After my post on the death of my son, I received so many people wanting to know how you get through that. You do it like you do other difficulties, which may be different for everyone.
For me, this is what helped:
- My faith in God. He saw long before me and long after me. Many “coincidences” bolstered my soul knowledge that I was being watched, loved and comforted. I did a lot of “crying out to God” that’s in the Bible. He takes you where you are.
- Writing most days in my journal. Whatever was in my head and heart so I wouldn’t be a swirling tornado of emotion and despair. Finding out how to deal with emotions was a big learning curve for me. I found you had to feel emotions.You sit with them a bit feeling them in your heart and body. You don’t need to label what it is you are feeling. Notice that suffocating feeling in the chest, the nausea in the stomach or the tightness in the jaw.

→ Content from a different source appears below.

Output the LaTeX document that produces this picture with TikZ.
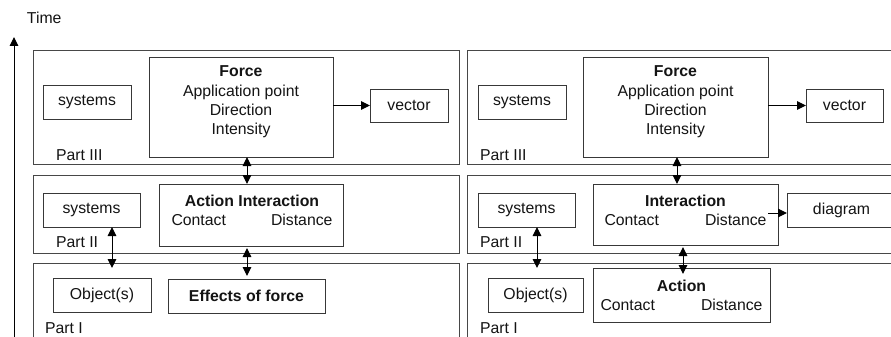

I preferred under 15 minute doses of sitting with the feeling, a few times a day. Then writing about the emotions, dancing, making art or listening to a piece of music helps the emotions keep moving. If you don’t feel them and allow them to move on you have piles of emotions heavily squishing down on your heart or pulling your stomach into the earth.
- Being vulnerable with others and allowing them to help. Allowing them to try to help even if they don’t know what to do or don’t do what you would want them to do.
- Knowing I had limited energy. Difficult times take tremendous physical energy. We think it’s all emotional energy, but the drain is physical as well. I had to take off work. I needed to quit volunteering for a time. I slept for many hours. At the very beginning my sister was fielding phone calls. Even simple household tasks were very tiring.
- Keeping up with my gratitude practice. I had started writing out my gratitudes the year before. I did not want to spiral down to a place I could not get out of or become bitter. Maybe keeping up with my thankfulness would be a good place to start, I thought, and it was. Prayers from strangers, hugs from friends, a great blue heron reminding me of our last winter walk with Jon, the snow finally melting, starting to feel good again after only 8 hours of sleep, what I was learning about myself during this time of exponential growth. Every day even on the midnight feeling days there was something.
- Getting out in nature. Almost daily I went to the wetlands by my house. This summer I spent one or two times a week at the beach.
Great Blue Heron from the wetlands. Pix by Brea Dargis
What has helped you through hard times?